In the other hand, if you are creating a library, which will be used by other developers (an npm package for example) to solve an specific problem and it has nothing to do with jQuery capabilities, then you should take a few minutes and think if you really need to add a dependency to your library, when you could just create a few utility functions and avoid jQuery. Adding dependencies to a library (which is designed to be a dependency for other projects) creates a chain of future probable unsolvable malfunctions. As an example, right now I'm working on a project. My application depends on an npm package called "send", which additionally depends on another package called "mime". Now, mime was recently found to have a high severity security vulnerability. That means my application has a security vulnerability too, and I didn't even know I was having mime as a dependency. Now, the people developing the package "send" can't do nothing and we have to wait until mime's new release date, to be "free" of their vulnerability.

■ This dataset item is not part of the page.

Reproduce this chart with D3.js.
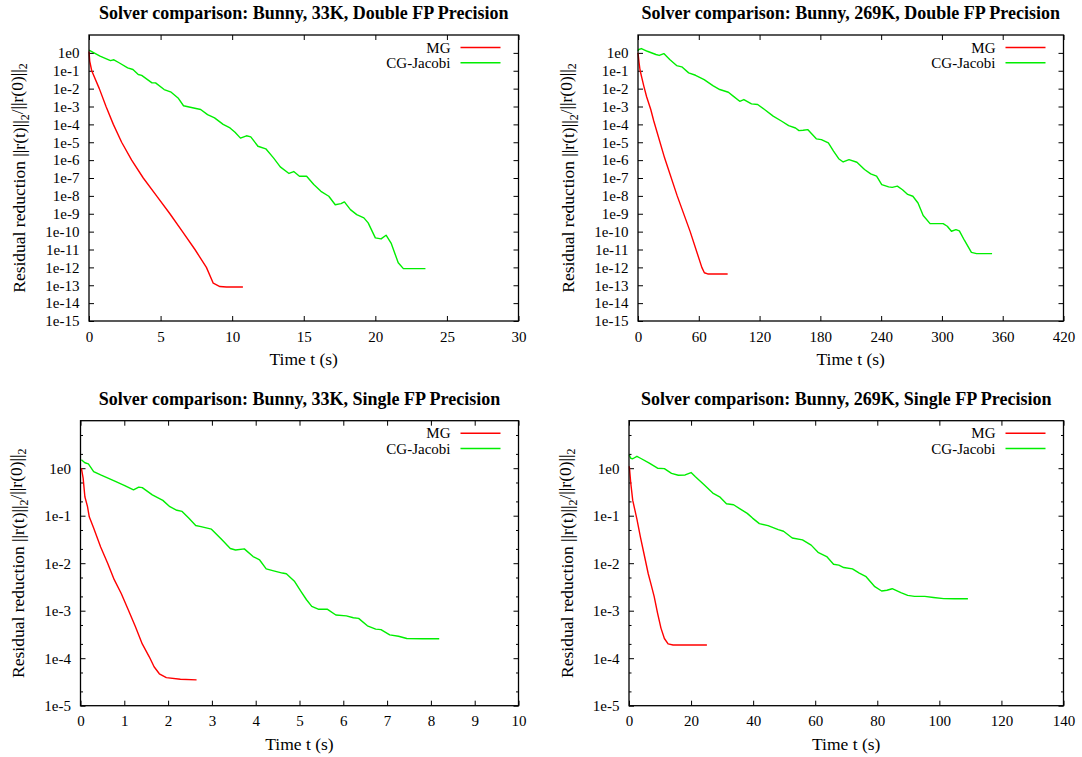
<!DOCTYPE html>
<html><head><meta charset="utf-8">
<script src="https://cdn.jsdelivr.net/npm/d3@7"></script>
<style>
body{margin:0;background:#fff}
svg{display:block}
text{font-family:"Liberation Serif","Times New Roman",serif;fill:#000}
</style>
</head><body>
<svg id="chart" width="1082" height="757"></svg>
<script>
// ---------- titles & labels ----------
const panelTitles = [
  "Solver comparison: Bunny, 33K, Double FP Precision",
  "Solver comparison: Bunny, 269K, Double FP Precision",
  "Solver comparison: Bunny, 33K, Single FP Precision",
  "Solver comparison: Bunny, 269K, Single FP Precision"
];
const seriesNames = ["MG", "CG-Jacobi"];
const xAxisTitle = "Time t (s)";

// ---------- tick values / labels ----------
const xTicksTL = [0, 5, 10, 15, 20, 25, 30];
const xTicksTR = [0, 60, 120, 180, 240, 300, 360, 420];
const xTicksBL = [0, 1, 2, 3, 4, 5, 6, 7, 8, 9, 10];
const xTicksBR = [0, 20, 40, 60, 80, 100, 120, 140];
const yTicksDouble = [1e0,1e-1,1e-2,1e-3,1e-4,1e-5,1e-6,1e-7,1e-8,1e-9,1e-10,1e-11,1e-12,1e-13,1e-14,1e-15];
const yLabelsDouble = ["1e0","1e-1","1e-2","1e-3","1e-4","1e-5","1e-6","1e-7","1e-8","1e-9","1e-10","1e-11","1e-12","1e-13","1e-14","1e-15"];
const yTicksSingle = [1e0,1e-1,1e-2,1e-3,1e-4,1e-5];
const yLabelsSingle = ["1e0","1e-1","1e-2","1e-3","1e-4","1e-5"];
const yMinorSingle = [2e-5,5e-5,2e-4,5e-4,2e-3,5e-3,2e-2,5e-2,2e-1,5e-1,2e0,5e0];

// ---------- data: 33K double ----------
const tlMgT = [0, 0.05, 0.19, 0.72, 1.19, 1.7, 2.28, 2.98, 3.79, 4.72, 5.65, 6.53, 7.4, 8.2, 8.68, 9.14, 9.6, 10.75];
const tlMgV = [1.2, 0.35, 0.1, 1e-2, 1e-3, 1e-4, 1e-5, 1e-6, 1e-7, 1e-8, 1e-9, 1e-10, 1e-11, 1e-12, 1.3e-13, 8.5e-14, 8e-14, 8e-14];
const tlCgT = [0, 0.77, 1.5, 1.74, 2.1, 2.7, 3.07, 3.44, 3.68, 4.4, 4.65, 5.25, 5.74, 6.22, 6.6, 7.07, 7.8, 8.28, 8.77, 9.37, 9.85, 10.2, 10.58, 11.0, 11.3, 11.8, 12.35, 12.9, 13.36, 13.97, 14.3, 14.7, 15.2, 15.7, 16.2, 16.75, 17.2, 17.6, 17.84, 18.26, 18.7, 19.2, 19.5, 20.0, 20.4, 20.75, 21.1, 21.6, 21.96, 23.5];
const tlCgV = [1.41, 0.65, 0.37, 0.41, 0.28, 0.145, 0.117, 0.062, 0.055, 0.021, 0.021, 8.9e-3, 6.3e-3, 3.0e-3, 1.1e-3, 9.1e-4, 6.8e-4, 3.5e-4, 2.3e-4, 1.0e-4, 6.3e-5, 3.6e-5, 1.7e-5, 2.3e-5, 2.0e-5, 6.0e-6, 4.3e-6, 1.3e-6, 4.2e-7, 1.8e-7, 2.3e-7, 1.26e-7, 1.26e-7, 4.3e-8, 1.8e-8, 9.5e-9, 3.2e-9, 3.7e-9, 4.6e-9, 1.7e-9, 8.9e-10, 5.9e-10, 3.1e-10, 4.5e-11, 3.9e-11, 6.3e-11, 2.3e-11, 1.8e-12, 8.5e-13, 8.5e-13];

// ---------- data: 269K double ----------
const trMgT = [0, 1, 2, 3.8, 5.8, 8.5, 12.6, 15.5, 26.3, 38.7, 51.5, 63, 65.5, 68.8, 88.5];
const trMgV = [1.0, 0.3, 0.11, 0.04, 0.0135, 3.5e-3, 6.8e-4, 1.6e-4, 1.3e-6, 1e-8, 1e-10, 1e-12, 5e-13, 4.3e-13, 4.3e-13];
const trCgT = [0, 0.7, 3.4, 9.2, 17.7, 21, 25.5, 31.3, 38.1, 43.2, 50, 56.8, 65.3, 73.9, 80.7, 89.2, 94.3, 100.4, 104.5, 112, 118.1, 124.9, 133.4, 141.9, 148.7, 155.5, 158.9, 163, 167.5, 176, 181, 187.9, 193, 198.1, 202.5, 208.3, 216.1, 223.6, 229.7, 235.5, 240.6, 247.4, 250.9, 256, 261.1, 266.2, 271.3, 276.4, 281.5, 288.3, 295.1, 301.2, 305.3, 309.4, 313.8, 317.2, 322.3, 329.1, 334.2, 349.5];
const trCgV = [1.26, 1.55, 1.74, 1.23, 0.81, 0.72, 0.91, 0.43, 0.195, 0.166, 0.076, 0.056, 0.032, 0.0148, 8.9e-3, 6.3e-3, 3.7e-3, 1.95e-3, 2.45e-3, 1.4e-3, 1.3e-3, 6.8e-4, 2.9e-4, 1.5e-4, 8.5e-5, 6.3e-5, 4.5e-5, 4.7e-5, 5.1e-5, 1.55e-5, 1.4e-5, 9.1e-6, 3.2e-6, 1.2e-6, 7.9e-7, 1.07e-6, 7.6e-7, 3.0e-7, 1.7e-7, 1.26e-7, 4.3e-8, 3.2e-8, 3.0e-8, 3.5e-8, 2.2e-8, 1.2e-8, 9.5e-9, 4.0e-9, 7.9e-10, 2.8e-10, 2.8e-10, 2.8e-10, 2.0e-10, 1.05e-10, 1.3e-10, 1.1e-10, 3.2e-11, 6.9e-12, 5.9e-12, 5.9e-12];

// ---------- data: 33K single ----------
const blMgT = [0.02, 0.06, 0.1, 0.16, 0.2, 0.3, 0.46, 0.62, 0.77, 0.93, 1.09, 1.25, 1.41, 1.57, 1.68, 1.8, 1.96, 2.28, 2.65];
const blMgV = [1.0, 0.62, 0.25, 0.155, 0.095, 0.055, 0.022, 0.01, 4.5e-3, 2.3e-3, 1.05e-3, 4.7e-4, 2.0e-4, 1.07e-4, 6.6e-5, 4.7e-5, 3.9e-5, 3.6e-5, 3.5e-5];
const blCgT = [0.02, 0.1, 0.18, 0.3, 0.46, 0.77, 1.01, 1.21, 1.33, 1.41, 1.64, 1.88, 2.04, 2.2, 2.32, 2.47, 2.63, 2.75, 2.99, 3.23, 3.42, 3.54, 3.74, 3.94, 4.09, 4.24, 4.41, 4.61, 4.7, 4.89, 5.04, 5.16, 5.28, 5.44, 5.64, 5.83, 6.07, 6.23, 6.35, 6.55, 6.74, 6.86, 7.06, 7.26, 7.45, 7.81, 8.19];
const blCgV = [1.5, 1.3, 1.23, 0.85, 0.72, 0.54, 0.43, 0.35, 0.4, 0.39, 0.275, 0.21, 0.155, 0.13, 0.123, 0.089, 0.062, 0.059, 0.052, 0.031, 0.0204, 0.019, 0.02, 0.0138, 0.0117, 7.6e-3, 6.9e-3, 6.2e-3, 6.0e-3, 4.1e-3, 2.5e-3, 1.7e-3, 1.23e-3, 1.07e-3, 1.07e-3, 8.1e-4, 7.8e-4, 7.1e-4, 6.9e-4, 4.8e-4, 4.1e-4, 4.0e-4, 3.1e-4, 2.9e-4, 2.6e-4, 2.57e-4, 2.57e-4];

// ---------- data: 269K single ----------
const brMgT = [0.1, 0.55, 1.2, 2.55, 3.7, 5.0, 6.2, 7.0, 8.1, 9.2, 10.3, 11.4, 12.6, 14.2, 25.1];
const brMgV = [1.1, 0.5, 0.21, 0.085, 0.035, 0.014, 6e-3, 3.8e-3, 2.0e-3, 8.9e-4, 4.3e-4, 2.6e-4, 2.0e-4, 1.9e-4, 1.9e-4];
const brCgT = [0.1, 0.55, 1.2, 2.55, 3.7, 6.4, 9.2, 11.4, 13.7, 15.9, 18.1, 20, 21.4, 24.2, 27, 29.2, 31.4, 33.7, 35.9, 38.1, 39.8, 42, 44.8, 48.1, 49.8, 52.6, 55.9, 58.7, 60.9, 63.7, 65.9, 67.6, 69.2, 72, 74.2, 76.4, 79.2, 81.4, 83.1, 84.8, 87.6, 89.8, 92, 95.3, 98.1, 101.4, 104.8, 109.2];
const brCgV = [1.9, 1.62, 1.58, 1.78, 1.62, 1.29, 1.0, 0.98, 0.78, 0.71, 0.72, 0.81, 0.66, 0.45, 0.3, 0.25, 0.178, 0.17, 0.138, 0.112, 0.089, 0.068, 0.062, 0.051, 0.047, 0.034, 0.031, 0.024, 0.017, 0.0138, 9.5e-3, 9.1e-3, 8.1e-3, 7.6e-3, 6.2e-3, 5.2e-3, 3.2e-3, 2.6e-3, 2.7e-3, 2.9e-3, 2.4e-3, 2.1e-3, 2.0e-3, 2.0e-3, 1.9e-3, 1.8e-3, 1.78e-3, 1.78e-3];

// ---------- layout ----------
const colors = ["#ff0000", "#00ee00"];
const panels = [
  {title: panelTitles[0], box: {l: 89, r: 518.5, t: 35, b: 321}, xMax: 30, xTicks: xTicksTL, yDom: [1e-15, 10], yTicks: yTicksDouble, yLabels: yLabelsDouble, yMinor: [], yTitleX: 19, mg: [tlMgT, tlMgV], cg: [tlCgT, tlCgV]},
  {title: panelTitles[1], box: {l: 638, r: 1063.5, t: 35, b: 321}, xMax: 420, xTicks: xTicksTR, yDom: [1e-15, 10], yTicks: yTicksDouble, yLabels: yLabelsDouble, yMinor: [], yTitleX: 568, mg: [trMgT, trMgV], cg: [trCgT, trCgV]},
  {title: panelTitles[2], box: {l: 80.5, r: 518.5, t: 420.7, b: 705.7}, xMax: 10, xTicks: xTicksBL, yDom: [1e-5, 10], yTicks: yTicksSingle, yLabels: yLabelsSingle, yMinor: yMinorSingle, yTitleX: 18, mg: [blMgT, blMgV], cg: [blCgT, blCgV]},
  {title: panelTitles[3], box: {l: 629, r: 1063.5, t: 420.7, b: 705.7}, xMax: 140, xTicks: xTicksBR, yDom: [1e-5, 10], yTicks: yTicksSingle, yLabels: yLabelsSingle, yMinor: yMinorSingle, yTitleX: 567, mg: [brMgT, brMgV], cg: [brCgT, brCgV]}
];

const svg = d3.select("#chart");

panels.forEach(p => {
  const {l, r, t, b} = p.box;
  const x = d3.scaleLinear().domain([0, p.xMax]).range([l, r]);
  const y = d3.scaleLog().domain(p.yDom).range([b, t]);
  const g = svg.append("g");

  const tickFont = s => s.selectAll("text").style("font-size", "15px").style("font-family", '"Liberation Serif", serif').attr("fill", "#000");
  const clean = s => { s.select(".domain").remove(); s.selectAll("line").attr("stroke", "#000").attr("stroke-width", 1); };

  g.append("g").attr("transform", `translate(0,${b})`)
    .call(d3.axisBottom(x).tickValues(p.xTicks).tickSize(-5).tickPadding(10).tickFormat(d3.format("d")))
    .call(clean).call(tickFont);
  g.append("g").attr("transform", `translate(0,${t})`)
    .call(d3.axisTop(x).tickValues(p.xTicks).tickSize(-5).tickFormat(""))
    .call(clean);
  g.append("g").attr("transform", `translate(${l},0)`)
    .call(d3.axisLeft(y).tickValues(p.yTicks).tickSize(-5).tickPadding(9.5).tickFormat((d, i) => p.yLabels[i]))
    .call(clean).call(tickFont);
  g.append("g").attr("transform", `translate(${r},0)`)
    .call(d3.axisRight(y).tickValues(p.yTicks).tickSize(-5).tickFormat(""))
    .call(clean);
  if (p.yMinor.length) {
    g.append("g").attr("transform", `translate(${l},0)`)
      .call(d3.axisLeft(y).tickValues(p.yMinor).tickSize(-2.5).tickFormat(""))
      .call(clean);
    g.append("g").attr("transform", `translate(${r},0)`)
      .call(d3.axisRight(y).tickValues(p.yMinor).tickSize(-2.5).tickFormat(""))
      .call(clean);
  }

  const line = d3.line().x(d => x(d[0])).y(d => y(d[1]));
  [p.mg, p.cg].forEach((s, i) => {
    const pts = s[0].map((tv, k) => [tv, s[1][k]]);
    g.append("path").datum(pts).attr("d", line)
      .attr("fill", "none").attr("stroke", colors[i]).attr("stroke-width", 1.4)
      .attr("stroke-linejoin", "round");
  });

  g.append("rect").attr("x", l).attr("y", t).attr("width", r - l).attr("height", b - t)
    .attr("fill", "none").attr("stroke", "#000").attr("stroke-width", 1.3);

  seriesNames.forEach((name, i) => {
    const ly = t + 12.5 + i * 15.3;
    g.append("text").attr("x", r - 68).attr("y", ly).attr("dy", "0.35em")
      .attr("text-anchor", "end").style("font-size", "15px").text(name);
    g.append("line").attr("x1", r - 58).attr("x2", r - 18).attr("y1", ly).attr("y2", ly)
      .attr("stroke", colors[i]).attr("stroke-width", 1.4);
  });

  g.append("text").attr("x", (l + r) / 2).attr("y", t - 16).attr("text-anchor", "middle")
    .style("font-size", "18px").style("font-weight", "bold").text(p.title);

  g.append("text").attr("x", (l + r) / 2).attr("y", b + 44).attr("text-anchor", "middle")
    .style("font-size", "17.5px").text(xAxisTitle);

  const yt = g.append("text")
    .attr("transform", `translate(${p.yTitleX},${(t + b) / 2}) rotate(-90)`)
    .attr("text-anchor", "middle").attr("dy", "0.35em").style("font-size", "17.5px");
  yt.append("tspan").text("Residual reduction ||r(t)||");
  yt.append("tspan").attr("dy", "0.3em").style("font-size", "12px").text("2");
  yt.append("tspan").attr("dy", "-0.3em").text("/||r(0)||");
  yt.append("tspan").attr("dy", "0.3em").style("font-size", "12px").text("2");
});
</script>
</body></html>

So, as I said, if you are creating a library, try to remember that any package you use is a possible future bug you will not be able to fix.

So webpack recommends by default around 200kb for a built application. If including jQuery that's almost a quarter of the size. Along with this, as developers, we are responsible for not just building applications, but building fast and lightweight websites. Also the majority of people simply include jQuery because they know no different, I hope this thread sheds some light, and maybe helps push a few people into learning more about Javascript itself Smile.

You are of course entirely correct on the dependencies, might be worth a thread later.